09/05/10

Troco um taliban por um poliban*


No Expresso deste fim-de-semana, José Carvalho, apresentado como investigador e professor de História, insurge-se contra a «campanha negra» levada a cabo por «jornalistas de esquerda e dissidentes católicos» com o intuito de atacar a identidade profunda da Igreja Católica Apostólica Romana. Carvalho nomeia explicitamente o jornal Der Spiegel, o movimento Nós Somos Igreja e o teólogo Hans Kung.

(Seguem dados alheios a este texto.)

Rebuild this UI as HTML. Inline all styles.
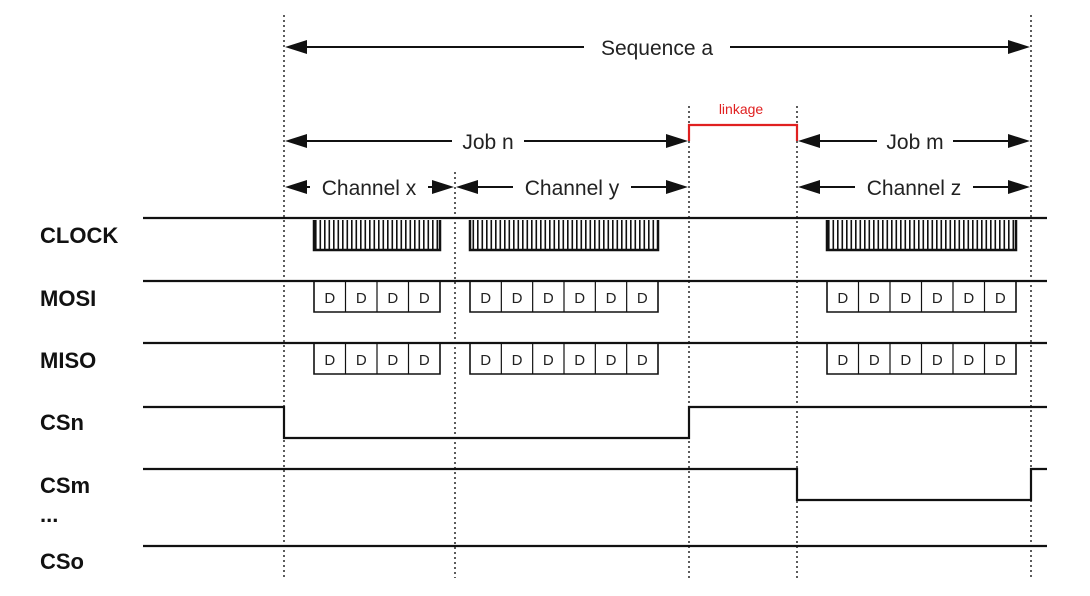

Não pretendo aqui discutir a problemática da pedofilia no contexto da ICAR, até porque me é indiferente se os abusos sexuais são perpretados por padres, pedreiros ou padeiros, mas creio que o texto nos acrescenta algo à conversa sobre padres, pedofilia e absentismo sexual, tida há umas semanas pelo Bruno e pelo Tiago.

A dada altura, Carvalho nota o seguinte: «Ao invés de mostrarem que a sexualidade desenfreada é parte do problema, estes analistas apresentam o fim da 'repressão sexual' como parte da solução.» É todo um programa o que esta frase condensa, mas é sobretudo todo um fantasma que nos diz muito sobre quem veste o lençol. Na verdade, parece-me problemático - para não dizer obsceno - que alguém ouse colocar limites (que não os decorrentes do consentimento fundado) à expressão sexual de outros indivíduos, e muito menos vejo qualquer «ameaça moral» nesse suposto desenfreio. Mas o que me parece de realçar é outro elemento. É que essa ideia de que a sociedade se encontra invadida de «sexo» está muito mais próxima da imaginação de um seminarista recém-libertado do que da realidade das coisas. A mim parece-me que as pessoas continuam a relacionar-se mal com o corpo - com o seu e com o dos outros. Já estivemos pior - merci, soixante-huitards - mas ainda há caminho a percorrer.

Devo dizer que sou daqueles que acha que o absentismo involuntário é um problema social que urge ser equacionado, ainda que não tenha propostas concretas para combater o flagelo. Quanto ao voluntário, cheira-me sempre a esturro, mas não sou ninguém para criticar a castidade desenfreada a que certos moços que cresceram em clausura se decidem dedicar. Até porque concedo que sejam preconceitos meus, típicos de quem acha que a vida eclesiástica seria muito mais saudável se o último padre se asfixiasse levemente com as ligas da última freira.

* Refrão cantado em tempos pelos Sexy Sexy Boogie Nights, uma efémera banda coimbrã que nunca chegou a ser conhecida.

2 comentários:

Ana Cristina Leonardo disse...

não é que concorde com tudo (aqui e ali veio-me um perfume de demagogia...) mas este texto tem muita graça. lá isso tem.

Miguel Cardina disse...

Cara Ana Cristina,
Ainda bem que achou graça. Este texto não tinha outra pretensão.